I’ve never aspired to involve myself with clothes beyond wearing them. I say this because I’ve flirted with (or have been pushed into dabble in) writing about fashion. Now, for a style conscious twenty-something who squeals at the prospect of a pair of glitzy new shoes; goes nuts in vintage stores; jiggles about on the spot when browsing the internet for the latest designs and gorges on pictures of pretty dresses in magazines, I simply can’t put pen to paper about the whole fandango. But this isn’t because I know nothing about it: it’s because I’m always hawked by an isolated existentialism whenever the issue of writing about clothes, designers, accessories and anything in between comes up. When there’s poverty and war ravaging parts of the world, I simply can’t justify gushing over the latest runway offerings or waxing delirious about some hot to trot designer’s brand spanking new collection.
The thing is, I can talk for hours about Keith Richards’s style and ability to look great (back in the day) in his girlfriend’s clothes. I can more than appreciate Bowie’s other worldly take on spandex and how it revolutionised performance. I can argue to the death how Bob Dylan is absolutely a qualified style icon for women. And don’t get me started on Hendrix, Bijork, Lady Gaga, Karen O and, yes, Madonna. I would like to add that I have mixed feelings about the above register’s approach to styling themselves, but I’m not singling anyone out for criticism because that’s not the point.
While LFW has been going on, and while the internets are ablaze with opinion left, right and middle following the big event, I’ve been asked by a few people about why I don’t focus more on fashion in my work. The lazy answer would be because I don’t get this sort of thing…
A more honest answer would be that a creepy little part of me would love – LOVE, I tell ye – to be sat somewhere like this at LFW…
The easy answer is, as above, I just really struggle to quantify using expressions like “This season’s key pieces…” while attempting to sound serious…

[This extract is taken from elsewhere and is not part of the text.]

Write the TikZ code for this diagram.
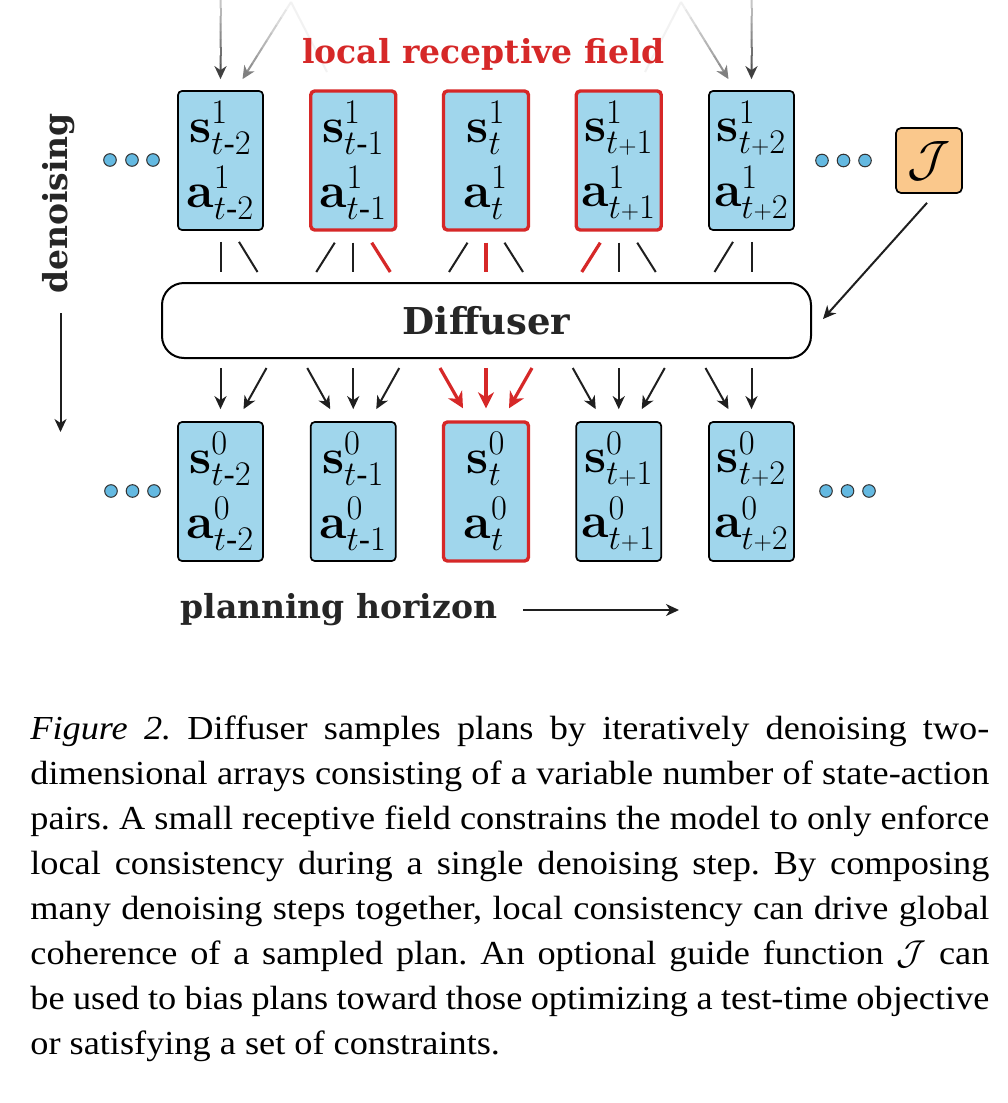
\documentclass[tikz,border=0pt]{standalone}
\usepackage{amsmath}
\usepackage[no-math]{fontspec}
\setmainfont{Liberation Serif}
\newfontfamily\capfont[FakeStretch=1.08]{Liberation Serif}
\newfontfamily\lblfont{DejaVu Serif}
\usetikzlibrary{arrows.meta,calc}
\definecolor{boxblue}{RGB}{160,214,236}
\definecolor{redc}{RGB}{214,40,40}
\definecolor{jorange}{RGB}{250,200,140}
\definecolor{dotblue}{RGB}{100,185,225}
\newcommand\fadearrow[4]{%
  \foreach \k in {0,...,8}{%
    \pgfmathsetmacro\fa{\k/10}%
    \pgfmathsetmacro\fb{(\k+1)/10+0.005}%
    \pgfmathsetmacro\fc{#3+(#4-#3)*(\k+0.5)/10}%
    \draw[line width=1pt, draw=black!\fc] ($(#1)!\fa!(#2)$) -- ($(#1)!\fb!(#2)$);%
  }%
  \draw[line width=1pt, draw=black!#4, -{Stealth[length=6.5pt,width=6pt,inset=2pt]}] ($(#1)!0.9!(#2)$) -- (#2);%
}
\begin{document}
\begin{tikzpicture}[x=0.5pt,y=-0.5pt,
  cell/.style={draw=black, line width=0.85pt, fill=boxblue, rounded corners=2pt,
    minimum width=42.5pt, minimum height=69.5pt, inner sep=0pt, align=center,
    font=\fontsize{24}{32.5}\selectfont},
  redcell/.style={draw=redc, line width=1.7pt},
  dot/.style={circle, draw=black!80, line width=0.5pt, fill=dotblue, minimum size=6.3pt, inner sep=0pt},
  lbl/.style={font=\lblfont\bfseries\fontsize{16.5}{20}\selectfont, text=black!85, inner sep=0pt},
  ln/.style={line width=1pt, draw=black!88},
  redln/.style={line width=1.6pt, draw=redc},
  arr/.style={line width=1pt, draw=black!88, -{Stealth[length=6.5pt,width=6pt,inset=2pt]}},
  redarr/.style={line width=1.6pt, draw=redc, -{Stealth[length=8pt,width=8pt,inset=2.5pt]}},
  capline/.style={anchor=base west, inner sep=0pt, font=\capfont\frenchspacing\fontsize{16.8}{22.5}\selectfont}
]
\fill[white] (0,0) rectangle (1007,1103);
\useasboundingbox (0,0) rectangle (1007,1103);

% ---------- top row (denoising step 1)
\node[cell] (t1) at (220.5,160.5) {$\mathbf{s}^{1}_{t\text{-}2}$\\$\mathbf{a}^{1}_{t\text{-}2}$};
\node[cell,redcell] (t2) at (353.25,160.5) {$\mathbf{s}^{1}_{t\text{-}1}$\\$\mathbf{a}^{1}_{t\text{-}1}$};
\node[cell,redcell] (t3) at (486,160.5) {$\mathbf{s}^{1}_{t}$\\$\mathbf{a}^{1}_{t}$};
\node[cell,redcell] (t4) at (618.75,160.5) {$\mathbf{s}^{1}_{t{\scriptscriptstyle+}1}$\\$\mathbf{a}^{1}_{t{\scriptscriptstyle+}1}$};
\node[cell] (t5) at (751.5,160.5) {$\mathbf{s}^{1}_{t{\scriptscriptstyle+}2}$\\$\mathbf{a}^{1}_{t{\scriptscriptstyle+}2}$};

% ---------- bottom row (step 0)
\node[cell] (b1) at (220.5,491.5) {$\mathbf{s}^{0}_{t\text{-}2}$\\$\mathbf{a}^{0}_{t\text{-}2}$};
\node[cell] (b2) at (353.25,491.5) {$\mathbf{s}^{0}_{t\text{-}1}$\\$\mathbf{a}^{0}_{t\text{-}1}$};
\node[cell,redcell] (b3) at (486,491.5) {$\mathbf{s}^{0}_{t}$\\$\mathbf{a}^{0}_{t}$};
\node[cell] (b4) at (618.75,491.5) {$\mathbf{s}^{0}_{t{\scriptscriptstyle+}1}$\\$\mathbf{a}^{0}_{t{\scriptscriptstyle+}1}$};
\node[cell] (b5) at (751.5,491.5) {$\mathbf{s}^{0}_{t{\scriptscriptstyle+}2}$\\$\mathbf{a}^{0}_{t{\scriptscriptstyle+}2}$};

% ---------- dots
\node[dot] (dtl1) at (110,160) {};
\node[dot] (dtl2) at (132,160) {};
\node[dot] (dtl3) at (153,160) {};
\node[dot] (dtr1) at (822,160.5) {};
\node[dot] (dtr2) at (843.5,160.5) {};
\node[dot] (dtr3) at (865,160.5) {};
\node[dot] (dbl1) at (111,491) {};
\node[dot] (dbl2) at (132.5,491) {};
\node[dot] (dbl3) at (154,491) {};
\node[dot] (dbr1) at (826,491) {};
\node[dot] (dbr2) at (847.5,491) {};
\node[dot] (dbr3) at (869,491) {};

% ---------- guide J
\node[draw=black, line width=0.85pt, fill=jorange, rounded corners=2.5pt,
  minimum width=33pt, minimum height=32.5pt, inner sep=0pt,
  font=\fontsize{24}{28}\selectfont] (J) at (929,160.5) {$\mathcal{J}$};

% ---------- Diffuser
\node[draw=black, line width=1pt, rounded corners=11pt, minimum width=324.5pt,
  minimum height=37.5pt, inner sep=0pt,
  font=\lblfont\bfseries\fontsize{18.5}{22}\selectfont, text=black!85] (D) at (486.5,320.5) {Diffuser};

\draw[arr] ($(J.south)+(-2,9)$) -- ($(D.east)+(11,-1.5)$);

% ---------- lines from top row into Diffuser
\draw[ln] ($(t1.south)+(0,11)$) -- ($(t1.south |- D.north)+(0,-10)$);
\draw[ln] ($(t1.south)+(18.5,11)$) -- ($(t1.south |- D.north)+(37,-10)$);
\draw[ln] ($(t2.south)+(-18.5,11)$) -- ($(t2.south |- D.north)+(-37,-10)$);
\draw[ln] ($(t2.south)+(0,11)$) -- ($(t2.south |- D.north)+(0,-10)$);
\draw[redln] ($(t2.south)+(18.5,11)$) -- ($(t2.south |- D.north)+(37,-10)$);
\draw[ln] ($(t3.south)+(-18.5,11)$) -- ($(t3.south |- D.north)+(-37,-10)$);
\draw[redln] ($(t3.south)+(0,11)$) -- ($(t3.south |- D.north)+(0,-10)$);
\draw[ln] ($(t3.south)+(18.5,11)$) -- ($(t3.south |- D.north)+(37,-10)$);
\draw[redln] ($(t4.south)+(-18.5,11)$) -- ($(t4.south |- D.north)+(-37,-10)$);
\draw[ln] ($(t4.south)+(0,11)$) -- ($(t4.south |- D.north)+(0,-10)$);
\draw[ln] ($(t4.south)+(18.5,11)$) -- ($(t4.south |- D.north)+(37,-10)$);
\draw[ln] ($(t5.south)+(-18.5,11)$) -- ($(t5.south |- D.north)+(-37,-10)$);
\draw[ln] ($(t5.south)+(0,11)$) -- ($(t5.south |- D.north)+(0,-10)$);

% ---------- arrows from Diffuser to bottom row
\draw[arr] ($(b1.north |- D.south)+(0,9)$) -- ($(b1.north)+(0,-12)$);
\draw[arr] ($(b1.north |- D.south)+(46,9)$) -- ($(b1.north)+(23,-12)$);
\draw[arr] ($(b2.north |- D.south)+(-46,9)$) -- ($(b2.north)+(-23,-12)$);
\draw[arr] ($(b2.north |- D.south)+(0,9)$) -- ($(b2.north)+(0,-12)$);
\draw[arr] ($(b2.north |- D.south)+(46,9)$) -- ($(b2.north)+(23,-12)$);
\draw[redarr] ($(b3.north |- D.south)+(-46,9)$) -- ($(b3.north)+(-23,-12)$);
\draw[redarr] ($(b3.north |- D.south)+(0,9)$) -- ($(b3.north)+(0,-12)$);
\draw[redarr] ($(b3.north |- D.south)+(46,9)$) -- ($(b3.north)+(23,-12)$);
\draw[arr] ($(b4.north |- D.south)+(-46,9)$) -- ($(b4.north)+(-23,-12)$);
\draw[arr] ($(b4.north |- D.south)+(0,9)$) -- ($(b4.north)+(0,-12)$);
\draw[arr] ($(b4.north |- D.south)+(46,9)$) -- ($(b4.north)+(23,-12)$);
\draw[arr] ($(b5.north |- D.south)+(-46,9)$) -- ($(b5.north)+(-23,-12)$);
\draw[arr] ($(b5.north |- D.south)+(0,9)$) -- ($(b5.north)+(0,-12)$);

% ---------- faded incoming arrows at the top
\coordinate (g1s) at (220.5,0);
\coordinate (g1e) at ($(t1.north)+(0,-11)$);
\coordinate (g2s) at (291,2);
\coordinate (g2e) at ($(t1.north)+(22,-11)$);
\coordinate (g3e) at (327,72);
\coordinate (g4s) at (751.5,0);
\coordinate (g4e) at ($(t5.north)+(0,-11)$);
\coordinate (g5s) at (681,2);
\coordinate (g5e) at ($(t5.north)+(-23,-11)$);
\coordinate (g6e) at (645,72);
\fadearrow{g1s}{g1e}{20}{75}
\fadearrow{g2s}{g2e}{3}{50}
\fadearrow{g4s}{g4e}{20}{75}
\fadearrow{g5s}{g5e}{3}{50}
\draw[line width=1pt, draw=black!5] (g2s) -- (g3e);
\draw[line width=1pt, draw=black!5] (g5s) -- (g6e);

% ---------- labels
\node[lbl, text=redc, anchor=base] (lrf) at (483.5,63) {local receptive field};
\node[lbl, rotate=90, anchor=base] (den) at (68,203.5) {denoising};
\coordinate (dn1) at (60.5,313);
\coordinate (dn2) at (60.5,432);
\draw[arr] (dn1) -- (dn2);
\node[lbl, anchor=base west] (ph) at (180,618) {planning horizon};
\coordinate (ph1) at (523,610);
\coordinate (ph2) at (679,610);
\draw[arr] (ph1) -- (ph2);

% ---------- caption
\node[capline] (c1) at (30,739) {\makebox[479.5pt][s]{\textit{Figure 2.} Diffuser samples plans by iteratively denoising two-}};
\node[capline] (c2) at (30,784) {\makebox[479.5pt][s]{dimensional arrays consisting of a variable number of state-action}};
\node[capline] (c3) at (30,829) {\makebox[479.5pt][s]{pairs. A small receptive field constrains the model to only enforce}};
\node[capline] (c4) at (30,874) {\makebox[479.5pt][s]{local consistency during a single denoising step. By composing}};
\node[capline] (c5) at (30,919) {\makebox[479.5pt][s]{many denoising steps together, local consistency can drive global}};
\node[capline] (c6) at (30,964) {\makebox[479.5pt][s]{coherence of a sampled plan. An optional guide function $\mathcal{J}$ can}};
\node[capline] (c7) at (30,1009) {\makebox[479.5pt][s]{be used to bias plans toward those optimizing a test-time objective}};
\node[capline] (c8) at (30,1054) {or satisfying a set of constraints.};
\end{tikzpicture}
\end{document}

The untrue answer would be that I’m simply not bothered by fashion. Because I am, in both respects. But the absolute truth, I think, is that it terrifies me. If you have a copy of Glamour’s October issue to hand, scan the feature starting on p.81, The Truth About Fashion Week. If this is the truth, then all my wildest fashion nightmares have been realised. The horror fashion causes people is, basically, madness. And this starts from the origins of garments through to the models showcasing them.
I’ll never forget flipping through an issue of Vogue when I was 17. A double page ad near the beginning of the magazine changed my opinion of the culture forever: I forget which designer it was, but there were three (highly malnourished looking) models wearing the most ostentatious, impractical dresses. And each one was no less than £25,000 a piece. At that time, I couldn’t even imagine that amount of money, let alone having it to blow on one dress, for one season, most probably for one wear only.
Or is fashion in this way truly like art? Perhaps it is. I’ve seen for myself, thanks to the likes of the V&A, how couture appreciates in price and how collectors will treat clothes in a way not dissimilar to a trove of Rembrandt’s paintings. Fair enough.
But when bloggers turn on each other over who sits wear at Topshop’s show at LFW; when ludicrous war erupts between journalists and bloggers over entitlement; when judgement abounds because someone was spotted wearing last season’s jacket, I’m afraid I can’t get involved.
But thanks to Vice magazine, my faith has been marginally restored in the follies of fashion, if only because someone called Elektra went and did the kind of thing I would (but I’m not condoning it, mind). A little like those times when we’re gripped by sheer inappropriateness to feign Tourette’s during a two-minute silence to remember the war dead in an assembly, Elektra’s acid test struck a nerve of delight within me. And in that, I think this post might deign me an outcast from many frontiers. I’m sorry: I don’t get high fashion. I don’t get it when the cost of a dress equates a third world debt. I don’t get the hype. And I never get unnecessary bloodshed, be it on a battle field or the front row at a FW show, and, yes; I too find it hard to stave off the giggles when I’m forced to be serious. Am I a bad person?